The Food Policy Action Education Fund is circulating a petition calling on Congress to enact food waste reforms. Colicchio and fellow chefs hand-delivered the petitions to Rep. Pingree on the Capitol steps.
Absent from the petition hand-off was Mendelsohn, because he had returned to the kitchen to cook for the evening reception. Using produce pulp, Mendelsohn created Pulp Fiction Veggie Burger Sliders, combining beet scraps and other produce “waste” with farro to make a patty accented with Swiss cheese, avocado, and a swirl of savory sauce.
Albisu prepared a salmon cake using scraps of fish extracted from the bones and carcass crevices, and utilizing the stems of fresh herbs to make an accompanying chimichurri sauce. Chef José Andrés sent over gazpacho made with tomato scraps, while Centrolina’s Amy Brandwein created a dish of fried potato skins with fried chicken and tomato peels.

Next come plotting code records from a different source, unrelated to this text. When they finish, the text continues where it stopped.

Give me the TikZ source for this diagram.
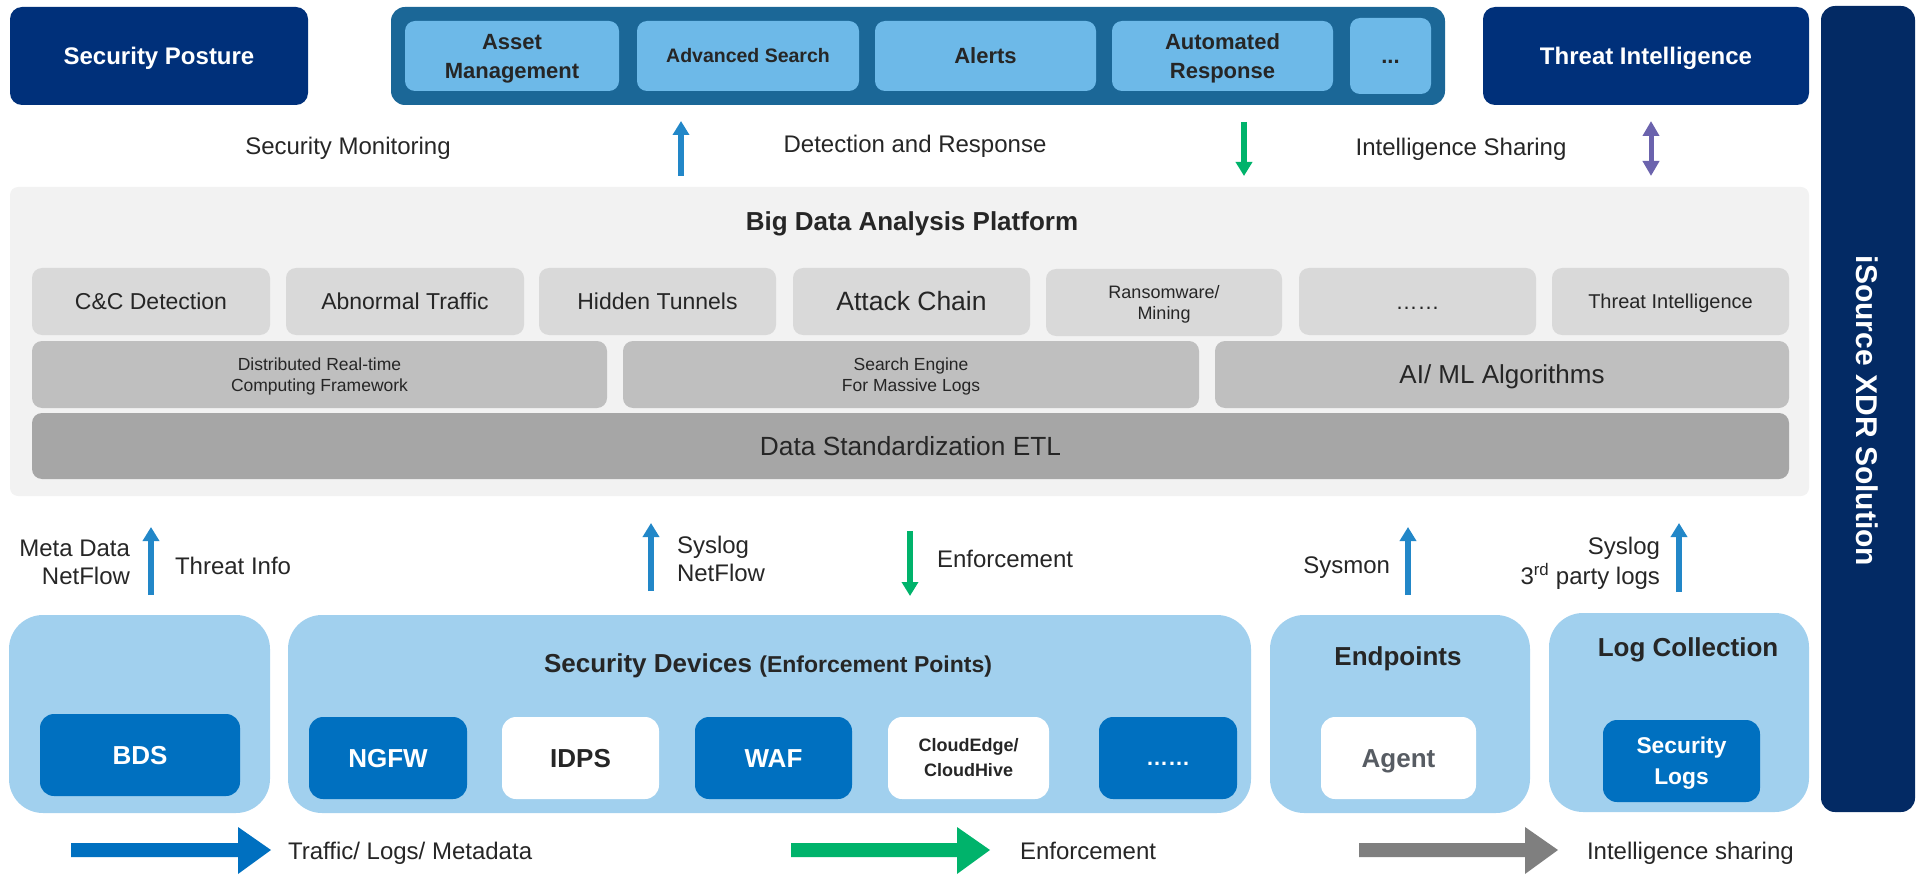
\documentclass[tikz,border=0pt]{standalone}
\usepackage{fontspec}
\setmainfont{Liberation Sans}
\usetikzlibrary{arrows.meta}
\definecolor{navy}{HTML}{00307A}
\definecolor{barnavy}{HTML}{032A64}
\definecolor{steel}{HTML}{1B6797}
\definecolor{sky}{HTML}{6DB9E8}
\definecolor{panelgray}{HTML}{F2F2F2}
\definecolor{rowa}{HTML}{D9D9D9}
\definecolor{rowb}{HTML}{BFBFBF}
\definecolor{rowc}{HTML}{A6A6A6}
\definecolor{lblue}{HTML}{A1D0EE}
\definecolor{dblue}{HTML}{0070C0}
\definecolor{txt}{HTML}{262626}
\definecolor{agentgray}{HTML}{575C63}
\definecolor{arrblue}{HTML}{2287C8}
\definecolor{arrgreen}{HTML}{00B36B}
\definecolor{arrpurple}{HTML}{6B63AD}
\definecolor{leggray}{HTML}{7F7F7F}
\newcommand\myfs[2]{\fontsize{#1}{#2}\selectfont}
% text block whose first baseline sits 0.35em below the node centre (like slide software)
\newcommand\tx[2][c]{\raisebox{\dimexpr 0.2\baselineskip-0.35em\relax}[\height][\depth]{\begin{tabular}{@{}#1@{}}#2\end{tabular}}}
\begin{document}
\begin{tikzpicture}[x=1pt,y=-1pt,
  every node/.style={inner sep=0pt,outer sep=0pt},
  topbox/.style={fill=navy,rounded corners=12pt,text=white,font=\bfseries\myfs{24}{29}},
  item/.style={fill=sky,rounded corners=10pt,text=txt,font=\bfseries\myfs{22}{29}},
  lbl/.style={text=txt,font=\myfs{24}{28}},
  rowbox/.style={rounded corners=10pt,text=txt},
  grp/.style={fill=lblue,rounded corners=34pt},
  grptitle/.style={text=txt,font=\bfseries\myfs{26}{30}},
  dev/.style={rounded corners=14pt,font=\bfseries\myfs{26}{30}},
  flow/.style={line width=5.5pt,-{Triangle[length=14pt,width=16pt]}},
  flow2/.style={line width=5pt,{Triangle[length=15pt,width=16pt]}-{Triangle[length=15pt,width=16pt]}},
  legtxt/.style={text=txt,font=\myfs{24}{28},anchor=west}
]
\useasboundingbox (0,0) rectangle (1927,877);

% ---------- top row ----------
\node[topbox,minimum width=298pt,minimum height=98pt] (secpost) at (159,56) {\tx{Security Posture}};
\node[fill=steel,rounded corners=14pt,minimum width=1054pt,minimum height=98pt] (toolbar) at (918,56) {};
\node[item,minimum width=214pt,minimum height=70pt] (asset) at (512,56) {\tx{Asset\\Management}};
\node[item,minimum width=222pt,minimum height=70pt,font=\bfseries\myfs{19.5}{24}] (search) at (748,56) {\tx{Advanced Search}};
\node[item,minimum width=221pt,minimum height=70pt] (alerts) at (985.5,56) {\tx{Alerts}};
\node[item,minimum width=221pt,minimum height=70pt] (autoresp) at (1222.5,56) {\tx{Automated\\Response}};
\node[item,minimum width=81pt,minimum height=76pt] (tbdots) at (1390.5,56) {\tx{...}};
\node[topbox,minimum width=326pt,minimum height=98pt] (threatint) at (1646,56) {\tx{Threat Intelligence}};
\node[fill=barnavy,rounded corners=14pt,minimum width=94pt,minimum height=806pt] (xdr) at (1868,409) {};
\node[text=white,font=\bfseries\myfs{30}{36},rotate=-90] (xdrtxt) at (1867,411) {\tx{iSource XDR Solution}};

% ---------- labels between top and platform ----------
\node[lbl] (secmon) at (348,146) {\tx{Security Monitoring}};
\node[lbl] (detresp) at (915,144) {\tx{Detection and Response}};
\node[lbl] (intshare) at (1461,147) {\tx{Intelligence Sharing}};
\coordinate (a1s) at (681,176); \coordinate (a1e) at (681,121);
\coordinate (a2s) at (1244,122); \coordinate (a2e) at (1244,176);
\coordinate (a3s) at (1651,121); \coordinate (a3e) at (1651,176);
\draw[flow,arrblue] (a1s) -- (a1e);
\draw[flow,arrgreen] (a2s) -- (a2e);
\draw[flow2,arrpurple] (a3s) -- (a3e);

% ---------- big data platform ----------
\node[fill=panelgray,rounded corners=8pt,minimum width=1799pt,minimum height=309pt] (panel) at (909.5,341.5) {};
\node[text=txt,font=\bfseries\myfs{26}{30}] (ptitle) at (912,221) {\tx{Big Data Analysis Platform}};

\node[rowbox,fill=rowa,minimum width=238pt,minimum height=67pt,font=\myfs{23}{28}] (cc) at (151,301.5) {\tx{C\&C Detection}};
\node[rowbox,fill=rowa,minimum width=238pt,minimum height=67pt,font=\myfs{23}{28}] (abn) at (405,301.5) {\tx{Abnormal Traffic}};
\node[rowbox,fill=rowa,minimum width=237pt,minimum height=67pt,font=\myfs{23}{28}] (hid) at (657.5,301.5) {\tx{Hidden Tunnels}};
\node[rowbox,fill=rowa,minimum width=237pt,minimum height=67pt,font=\myfs{26.5}{30}] (att) at (911.5,301.5) {\tx{Attack Chain}};
\node[rowbox,fill=rowa,minimum width=236pt,minimum height=67pt,font=\myfs{18}{21}] (ran) at (1164,302.5) {\tx{Ransomware/\\Mining}};
\node[rowbox,fill=rowa,minimum width=237pt,minimum height=67pt,font=\myfs{22}{26}] (rdots) at (1417.5,301.5) {\tx{……}};
\node[rowbox,fill=rowa,minimum width=237pt,minimum height=67pt,font=\myfs{20}{24}] (rthr) at (1670.5,301.5) {\tx{Threat Intelligence}};

\node[rowbox,fill=rowb,minimum width=575pt,minimum height=67pt,font=\myfs{17.5}{21}] (dist) at (319.5,374.5) {\tx{Distributed Real-time\\Computing Framework}};
\node[rowbox,fill=rowb,minimum width=576pt,minimum height=67pt,font=\myfs{17.5}{21}] (seng) at (911,374.5) {\tx{Search Engine\\For Massive Logs}};
\node[rowbox,fill=rowb,minimum width=574pt,minimum height=67pt,font=\myfs{26}{30}] (aiml) at (1502,374.5) {\tx{AI/ ML Algorithms}};

\node[rowbox,fill=rowc,minimum width=1757pt,minimum height=66pt,font=\myfs{26.3}{30}] (etl) at (910.5,446) {\tx{Data Standardization ETL}};

% ---------- labels between platform and devices ----------
\coordinate (b1s) at (151,595); \coordinate (b1e) at (151,527);
\coordinate (b2s) at (651,591); \coordinate (b2e) at (651,523);
\coordinate (b3s) at (910,531); \coordinate (b3e) at (910,596);
\coordinate (b4s) at (1408,595); \coordinate (b4e) at (1408,527);
\coordinate (b5s) at (1679,592); \coordinate (b5e) at (1679,523);
\draw[flow,arrblue] (b1s) -- (b1e);
\draw[flow,arrblue] (b2s) -- (b2e);
\draw[flow,arrgreen] (b3s) -- (b3e);
\draw[flow,arrblue] (b4s) -- (b4e);
\draw[flow,arrblue] (b5s) -- (b5e);
\node[lbl,anchor=east] (meta) at (130,562) {\tx[r]{Meta Data\\NetFlow}};
\node[lbl,anchor=west] (thrinfo) at (175,566) {\tx{Threat Info}};
\node[lbl,anchor=west] (syslog1) at (677,559) {\tx[l]{Syslog\\NetFlow}};
\node[lbl,anchor=west] (enf) at (937,559) {\tx{Enforcement}};
\node[lbl,anchor=east] (sysmon) at (1390,565) {\tx{Sysmon}};
\node[lbl,anchor=east] (syslog2) at (1660,561) {\tx[r]{Syslog\\3\textsuperscript{rd} party logs}};

% ---------- bottom groups ----------
\node[grp,minimum width=261pt,minimum height=198pt] (bdsgrp) at (139.5,714) {};
\node[dev,fill=dblue,text=white,minimum width=200pt,minimum height=82pt] (bds) at (140,755) {\tx{BDS}};

\node[grp,minimum width=963pt,minimum height=198pt] (secgrp) at (769.5,714) {};
\node[grptitle] (sectitle) at (768,663) {\tx{Security Devices {\myfs{23}{30}(Enforcement Points)}}};
\node[dev,fill=dblue,text=white,minimum width=158pt,minimum height=82pt] (ngfw) at (388,758) {\tx{NGFW}};
\node[dev,fill=white,text=txt,minimum width=157pt,minimum height=82pt] (idps) at (580.5,758) {\tx{IDPS}};
\node[dev,fill=dblue,text=white,minimum width=157pt,minimum height=82pt] (waf) at (773.5,758) {\tx{WAF}};
\node[dev,fill=white,text=txt,minimum width=161pt,minimum height=82pt,font=\bfseries\myfs{18}{25}] (cloud) at (968.5,758) {\tx{CloudEdge/\\CloudHive}};
\node[dev,fill=dblue,text=white,minimum width=138pt,minimum height=82pt,font=\bfseries\myfs{22}{26}] (devmore) at (1168,758) {\tx{……}};

\node[grp,minimum width=260pt,minimum height=198pt] (endgrp) at (1400,714) {};
\node[grptitle] (endtitle) at (1398,656) {\tx{Endpoints}};
\node[dev,fill=white,text=agentgray,minimum width=155pt,minimum height=82pt] (agent) at (1398.5,758) {\tx{Agent}};

\node[grp,minimum width=260pt,minimum height=199pt] (loggrp) at (1679,712.5) {};
\node[grptitle] (logtitle) at (1688,647) {\tx{Log Collection}};
\node[dev,fill=dblue,text=white,minimum width=157pt,minimum height=82pt,font=\bfseries\myfs{22.8}{31}] (seclogs) at (1681.5,761) {\tx{Security\\Logs}};

% ---------- legend ----------
\fill[dblue] (71,843) -- (238,843) -- (238,827) -- (271,850) -- (238,874) -- (238,857) -- (71,857) -- cycle;
\node[legtxt] (leg1) at (288,851) {\tx{Traffic/ Logs/ Metadata}};
\fill[arrgreen] (791,843) -- (957,843) -- (957,827) -- (990,850) -- (957,874) -- (957,857) -- (791,857) -- cycle;
\node[legtxt] (leg2) at (1020,851) {\tx{Enforcement}};
\fill[leggray] (1359,843) -- (1525,843) -- (1525,827) -- (1558,850) -- (1525,874) -- (1525,857) -- (1359,857) -- cycle;
\node[legtxt] (leg3) at (1587,851) {\tx{Intelligence sharing}};
\end{tikzpicture}
\end{document}
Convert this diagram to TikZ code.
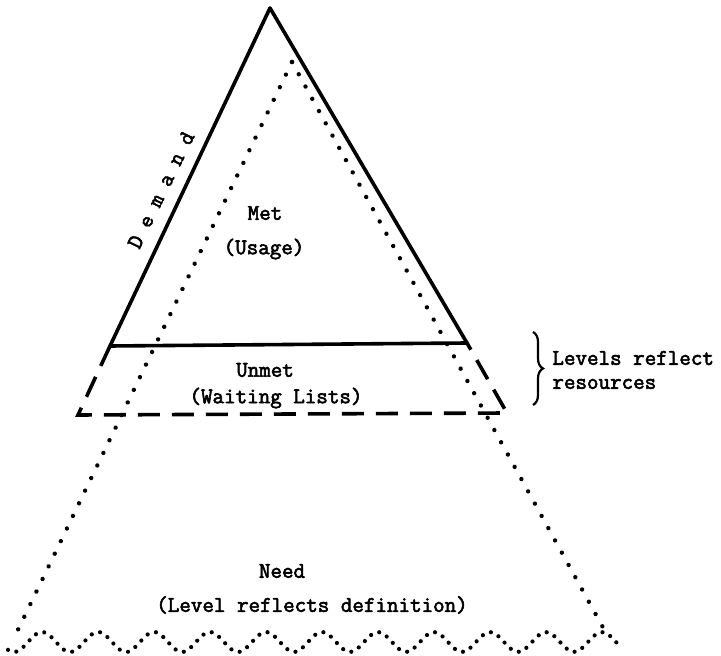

For Andrés and Mendelsohn, this is at least the second food-waste event they’ve done in as many weeks. The two were integral to the May 18 food recovery event that made 5,000 free lunches out of aesthetically imperfect produce. “It has been a huge few weeks for food policy,” said Mendelsohn. “From the Feeding the 5,000 campaign to our talks with members of Congress today, all these parts of the food system fit together. As chefs, we have a better chance of making impactful change when we come together and look at everything to make a big shift.”